The U.S. Department of Justice is currently in the midst of examining the hundreds of antitrust consent decrees in effect in the country, which are essentially government agreements with industries that allow them to have concentrated market share in exchange for following specific strict guidelines concerning pricing, product, and business practices.
Perhaps the most significant antitrust decrees that have recently fallen under scrutiny amidst this review are those concerning the entertainment industry, specifically the ones that govern the music and movie industries.
In the music industry, two organizations known as the American Society of Composers, Authors, and Publishers (ASCAP) and Broadcast Music, Inc. (BMI) together own over 90 percent of the rights to perform and play songs and have been governed by antitrust decrees since the 1940s.

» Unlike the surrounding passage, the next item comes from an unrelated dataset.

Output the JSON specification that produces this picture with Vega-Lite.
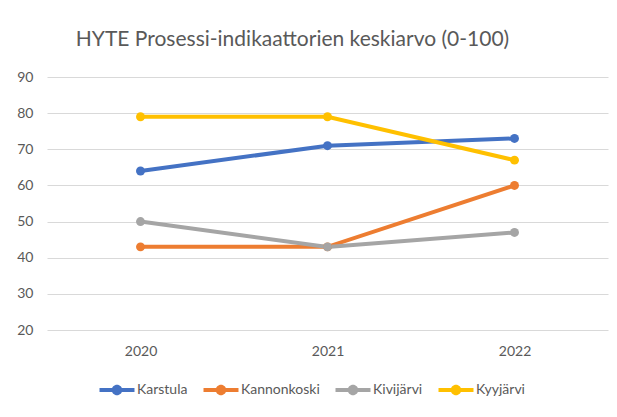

For nearly as long, movie film studios have also been under settlement agreements to prevent them from boosting their market share by working together to stifle competition.
The traditional antitrust choice has been to either implement these decrees or to break up companies and thus decrease the concentration of the sector. However, the fact is that in certain industries, reducing market concentration has little impact on the deleterious economic and societal implications that antitrust action is meant to solve.
With respect to the movie studios, simply mandating divestitures rather than laying down behavioral ground rules would have done little to prevent collusive tactics like anti-consumer minimum pricing agreements and block-booking to topple smaller theaters.
As for the music copyright industry, the very products themselves are government-granted, specifically being the intellectual property rights as prescribed by the Constitution of the United States. Songs and other forms of intellectual property are not interchangeable goods in the same way as, say, tables, gears, and grain are.
Rather, each song retains a uniqueness from which the owner of it can very easily price gouge and exploit the prices of. Even with the music industry as concentrated as it is, a newer company called SESAC, with a tiny 4% market share, just recently found itself under regulatory scrutiny and enforcement action for anticompetitive business practices, demonstrating how a forced break-up of these companies would not adequately solve the problem at hand.
The essential antitrust question comes down to behavioral solutions as compared to structural solutions. When it is believed that the best way to achieve the positive effects of competition, namely more innovation and efficiencies as well as greater access and lower pricing, is to decrease market share concentration in an industry, then structural fixes such as breaking up monopolies are the way to go.
However, as the evidence seems to show in the music and movie industries, both in terms of business practices of even companies with minor market share as well as the history of antitrust regulation in this sphere, these areas are ones where the public benefits from a controlled environment – a behavioral solution – rather than merely breaking the market share concentration up.
In the 1980s we saw this dichotomy firsthand when the breakup of the Bell System came after decades of government support for it to develop as a monopoly seemingly proved unfounded. Yet, in that case, it was for a product that benefited naturally more from being in a competitive market, while in the case of copyrights as an inherently government-created product in the very nature of intellectual property rights, we have seen how breakup would do little of the same good.
The fact remains that antitrust consent decrees serve a healthy medium between merely allowing monopolies to function as they please and government “trust-busting” of anything and everything without looking at the particular characteristics of the market in question.
ASCAP and BMI seemingly have been held tight by the antitrust decrees that have been in place for over half a century. Whenever they have deviated, they have been promptly pushed back into line by federal regulators, such as with a recent 2016 settlement fine.
The same holds true for when the movie industry acts out of line. For example, just weeks ago, a U.S. District Court judge moved forward a lawsuit alleging that AMC Theaters colluded with Disney, Sony, and Universal to press a small Houston-based theater out of business.
In the meantime, businesses that work with movie executives and music performing rights organizations have benefited from stability and having an array of songs and movies at a critical mass available for them to use while also being able to keep the market benefits of reasonable rates and access.
The antitrust decrees have a clear purpose, and their usefulness has been shown both historically and presently. By providing the benefits of scale while reducing adverse price effects, the public benefits from the smooth business processes for entertainment, music, and artistic creativity.